A questo punto qualcuno, sulla scorta dell’evidenza, comincia ad avanzare un’ipotesi: non sarebbe meglio legalizzare l’insider trading, visto che si tratta di fatto di un crimine senza vittime e che comunque la sua diffusione è tale da non permettere il suo contrasto attraverso la Sec? La pensa così, ad esempio, Carol Roth, autrice del libro The entrepreneur equation, a detta della quale sarebbe proprio l’investitore medio a beneficiare dell’insider trading, poiché questo rende il mercato più efficiente: «Ovviamente chi beneficia delle informazioni asimmetriche sono i big guys ma anche i little guys possono trarre dei vantaggi, avendo più persone che entrano in gioco e danno informazioni al mercato», spingendolo più velocemente sui prezzi di equilibrio.
«Più incentivi la gente ad andare in giro e cercare informazioni, più queste informazioni arriveranno velocemente sul mercato» è la tesi di cui si fa forza Roth. Una tesi forte, forse azzardata ma che va impattare con una realtà che il recente studio di cui abbiamo parlato svela nella sua crudezza: l’insider trading è parte integrante del modello di business di Wall Street. Insomma, c’è e non si capisce come poterlo debellare, visti i numeri che la Sec fornisce rispetto alle sue investigazioni e alle condanne.
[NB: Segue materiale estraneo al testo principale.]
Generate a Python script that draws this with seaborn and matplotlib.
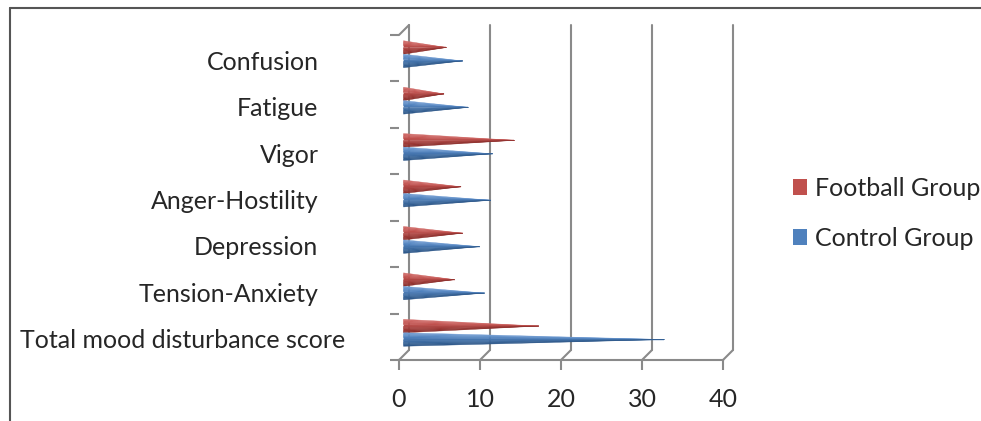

Allora meglio davvero legalizzarlo?
Di parere contrario è Harvey Pitt, capo della Sec dal 2001 al 2003, a detta del quale c’è una sola, semplice parola per descrivere l’insider trading: furto. «L’idea che in qualche modo sia permesso perché questo rende più efficienti i mercati va contro il pensiero economico e legale. Non c’è alcuna giustificazione per l’appropriazione indebita di informazioni altrui e questo crea chiaramente delle vittime», ha dichiarato parlando alla Cnbc. Tanto che sulle 103 piazze finanziarie oggi esistenti nel mondo, ben 87 prevedono esplicitamente la fattispecie del reato di insider trading.
Infatti, un mercato in cui alcuni operatori possono guadagnare per il solo fatto di trovarsi al posto giusto nel momento giusto è un mercato il cui funzionamento è di fatto asimmetrico così che, mentre i piccoli investitori subiscono le variazioni dei prezzi dei titoli senza poter fare nulla a riguardo, pochi nell’ombra si portano a casa ingenti somme di denaro. Nel caso già citato dell’insider trading sulla Heinz, il valore delle opzioni acquistate dai fratelli Terpins aumentò di quasi il 2000% dopo l’annuncio pubblico. Un meccanismo premiale che lascia dubbi circa l’opportunità di questa forma di intermediazione.
Una cosa è certa, comunque. Dai tempi di Gordon Gekko non è cambiato nulla. D’altronde, fu proprio il rampante Bud Fox, ancor prima di essere tramutato in un rogue trader seriale dal suo diabolico mentore, a vendere l’informazione privilegiata sulla linea aeree per cui il padre lavorava come meccanico e sindacalista, al fine di far colpo sul finanziere senza scrupoli. Forse, allora, è davvero nella natura intrinseca del business. O di chi lo conduce. E la natura, si sa, è dura a piegarsi.